Appeal by the defendant, as limited by his brief, from a resentence of the Supreme Court, Queens County (Zelman, J.), imposed October 17, 1984, after a hearing upon remittitur from this court by order dated July 30, 1984 (see, People v Meadows, 103 AD2d 850), the resentence being two concurrent indeterminate terms of imprisonment 12 Vi to 25 years as a second felony offender, upon his conviction of robbery in the first degree and criminal use of a firearm in the first degree.
*375Ordered that the resentence is affirmed.
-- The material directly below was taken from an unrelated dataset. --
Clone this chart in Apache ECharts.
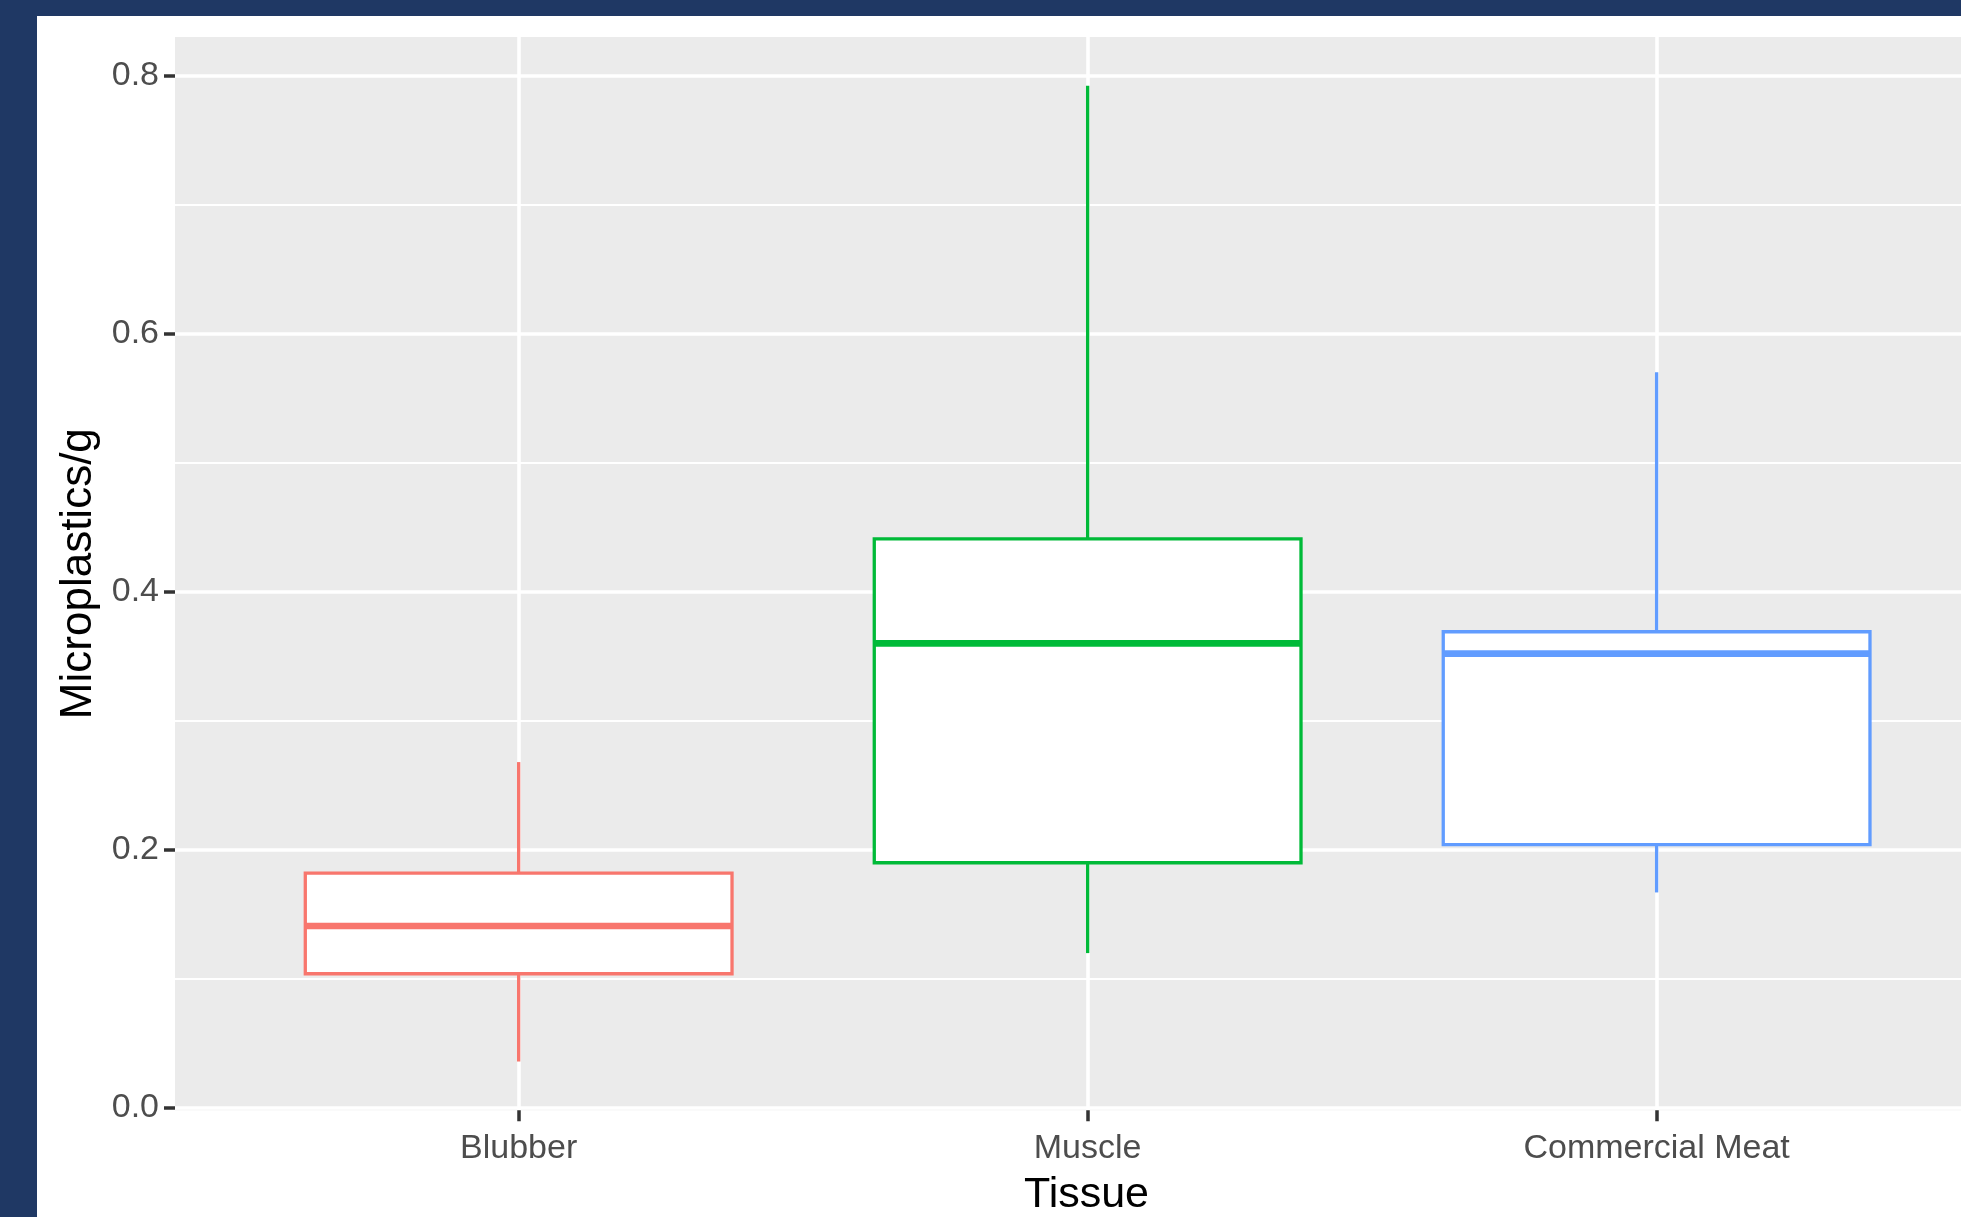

The defendant was sentenced as a second felony offender based on a 1978 felony conviction. Upon appeal to this court the original sentence was vacated and the matter was remitted for a hearing pursuant to CPL 400.21 (5) on the question of whether his plea of guilty in the 1978 case was obtained in violation of his constitutional rights (see, People v Meadows, supra). The defendant claimed that he thought he was pleading to a misdemeanor rather than a felony. Following the hearing, the court found that the defendant had properly been adjudicated a second felony offender and resentenced him to the term originally imposed.
On this appeal the defendant maintains that he was denied a meaningful opportunity to challenge his predicate felony adjudication. We disagree. The hearing court properly refused to permit the defendant to be questioned regarding the facts of the crime leading to the 1978 felony conviction. The defendant had not preserved that issue as a matter of law. A claim of inadequacy of a factual recitation " 'is to be distinguished from a challenge based on constitutional grounds’ and may not properly be raised for the first time in a second felony offender adjudication” hearing (People v Grimes, 94 AD2d 957, quoting from People v Perkins, 89 AD2d 956; see also, People v Savino, 115 AD2d 571, lv denied 67 NY2d 889; People v Nance, 110 AD2d 857). Nor should we reach that issue in the interest of justice because a "bargained-for guilty plea to [a] lesser charge makes unnecessary a factual basis for the particular crime charged” (People v Llorente, 115 AD2d 493, 494; see, People v Clairborne, 29 NY2d 950).
Furthermore, the hearing court permitted the defendant to testify as to his understanding of the 1978 plea and refused to credit that testimony because the minutes of the prior plea proceedings firmly established that the plea was not taken in violation of his constitutional rights (see, CPL 400.21). Those minutes reveal that the defendant acknowledged that he was pleading guilty to a class E felony. Thompson, J. P., Niehoff, Eiber, Sullivan and Harwood, JJ., concur.